The Rhapsody for Piano Quartet (1938)
begins the disc energetically with its strongly rhythmic
opening. There is a memorable slow central section for muted
strings and viola solo before the animated mood returns and
the music builds to a lively conclusion.
The Sonata Impromptu for violin
and viola (1939) was composed for and dedicated to
Frederick Grinke and Watson Forbes, and is unusual in British
music of the time for its use of two solo instruments.
A brief prelude is followed by a set of variations which
display Alwyn’s ability to suggest fuller textures than
would be expected from these forces. The Finale alla
Capriccio rounds off the piece. From the same year
comes the Ballade for viola and piano, also written
for Watson Forbes. Lyrical at the outset, the work builds
to a more impassioned close.
Alwyn’s skill as a song-writer next: Two
Songs for voice, violin and piano, dating from 1931,
and Three Songs to Words by Trevor Blakemore from
1940. These demonstrate Alwyn’s sensitivity to word-setting
- in the Two Songs, his own poems. These songs are
well performed by Welsh baritone Jeremy Huw Williams with
Ian Burnside and Madeleine Mitchell.
The Sonatina for violin and piano was
composed in 1933 and comprises three contrasting movements
in an attractive melodic vein. A cool central episode is
framed by a fluid Allegro e grazioso and an ebullient
Three Winter Poems for String Quartet date
from 1948 but were not performed until twenty years after
the composer’s death.
The music eloquently captures the coldness and desolation
implied by the title. It is not dissimilar to Delius’s North
Country Sketches in that respect. This does not however
preclude an element of passion in the central Elegy.

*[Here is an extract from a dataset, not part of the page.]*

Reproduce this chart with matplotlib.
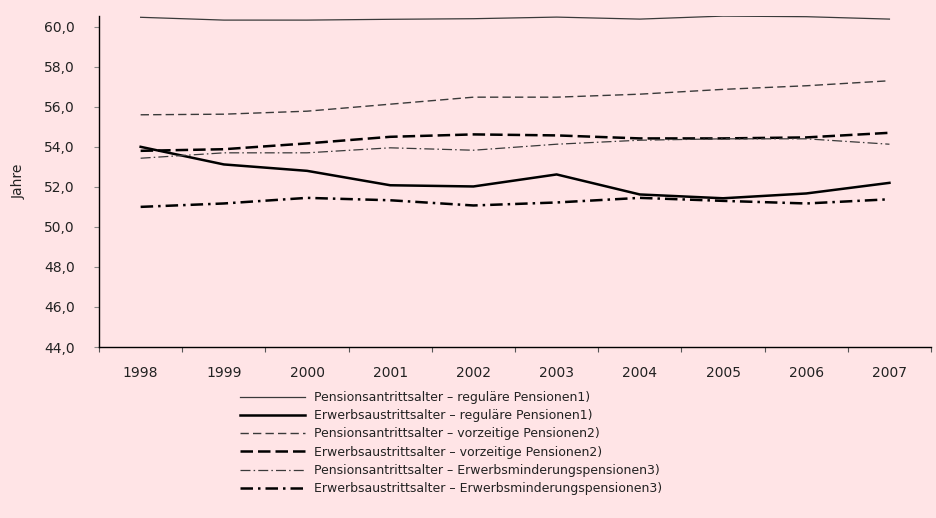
import matplotlib
matplotlib.use("Agg")
import matplotlib.pyplot as plt
from matplotlib.ticker import FixedLocator, FuncFormatter

years = ["1998", "1999", "2000", "2001", "2002", "2003", "2004", "2005", "2006", "2007"]

pens_regulaer = [60.47, 60.33, 60.33, 60.37, 60.40, 60.48, 60.38, 60.53, 60.50, 60.38]
erw_regulaer = [54.00, 53.12, 52.80, 52.08, 52.02, 52.62, 51.62, 51.43, 51.67, 52.20]
pens_vorzeitig = [55.60, 55.63, 55.78, 56.13, 56.48, 56.48, 56.63, 56.87, 57.05, 57.30]
erw_vorzeitig = [53.80, 53.88, 54.17, 54.50, 54.62, 54.57, 54.42, 54.42, 54.47, 54.70]
pens_minderung = [53.43, 53.70, 53.70, 53.95, 53.83, 54.13, 54.33, 54.40, 54.40, 54.13]
erw_minderung = [51.00, 51.17, 51.45, 51.33, 51.07, 51.22, 51.45, 51.30, 51.17, 51.38]

labels = [
    "Pensionsantrittsalter \u2013 reguläre Pensionen1)",
    "Erwerbsaustrittsalter \u2013 reguläre Pensionen1)",
    "Pensionsantrittsalter \u2013 vorzeitige Pensionen2)",
    "Erwerbsaustrittsalter \u2013 vorzeitige Pensionen2)",
    "Pensionsantrittsalter \u2013 Erwerbsminderungspensionen3)",
    "Erwerbsaustrittsalter \u2013 Erwerbsminderungspensionen3)",
]

plt.rcParams['font.family'] = ['DejaVu Sans']
bg = '#FFE4E6'
fig = plt.figure(figsize=(9.36, 5.18), dpi=100, facecolor=bg)
ax = fig.add_axes([0.1058, 0.3301, 0.8889, 0.6396], facecolor=bg)

x = list(range(len(years)))
thin = '#3a3a3a'
ax.plot(x, pens_regulaer, color=thin, lw=0.9, label=labels[0])
ax.plot(x, erw_regulaer, color='black', lw=1.8, label=labels[1])
ax.plot(x, pens_vorzeitig, color=thin, lw=1.0, dashes=(6, 3), label=labels[2])
ax.plot(x, erw_vorzeitig, color='black', lw=1.8, dashes=(5, 2), label=labels[3])
ax.plot(x, pens_minderung, color=thin, lw=0.9, dashes=(8, 2.5, 1.2, 2.5), label=labels[4])
ax.plot(x, erw_minderung, color='black', lw=1.8, dashes=(5, 2, 1, 2), label=labels[5])

ax.set_xlim(-0.5, len(years) - 0.5)
ax.set_ylim(44, 60.55)
ax.yaxis.set_major_locator(FixedLocator([44, 46, 48, 50, 52, 54, 56, 58, 60]))
ax.yaxis.set_major_formatter(FuncFormatter(lambda v, p: f"{v:.1f}".replace('.', ',')))

ax.xaxis.set_major_locator(FixedLocator([i - 0.5 for i in range(len(years) + 1)]))
ax.xaxis.set_major_formatter(FuncFormatter(lambda v, p: ""))
ax.xaxis.set_minor_locator(FixedLocator(x))
ax.set_xticklabels(years, minor=True)
ax.tick_params(axis='x', which='major', direction='out', length=3.6, width=0.8, color='#555555')
ax.tick_params(axis='x', which='minor', length=0, pad=14, labelsize=10, labelcolor='#222222')
ax.tick_params(axis='y', direction='out', length=3.6, width=0.8, color='#888888', pad=14,
               labelsize=10, labelcolor='#222222')

for s in ['top', 'right']:
    ax.spines[s].set_visible(False)
for s in ['left', 'bottom']:
    ax.spines[s].set_color('black')
    ax.spines[s].set_linewidth(1.0)

ax.set_ylabel("Jahre", fontsize=10, color='#222222')
ax.yaxis.set_label_coords(-0.088, 0.5)

leg = fig.legend(loc='upper left', bbox_to_anchor=(0.251, 0.255), frameon=False,
                 fontsize=9, handlelength=5.2, handletextpad=0.7, labelspacing=0.42,
                 borderaxespad=0, labelcolor='#222222')

fig.savefig("out.png", dpi=100, facecolor=bg)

Finally, Alwyn’s Chaconne for Tom,
written for the performer on this CD, John Turner, as a tribute
to fellow composer Thomas Pitfield. This is a very late work
dating from 1982 and is a touching and brief set of variations
on Happy Birthday to You, but imbuing that familiar
tune with an insubstantial, dreamlike character which the
scampering conclusion does not entirely drive away. A small-scale
piece but strangely memorable.
The performances on this CD are - as
usual from Naxos - of a very high standard and the various
performers sound as if they have been playing this music
all of their lives. The programme itself is intelligently
planned, with three chamber works comprising roughly the
first half, followed by the song settings, two further chamber
works and finally the late Chaconne.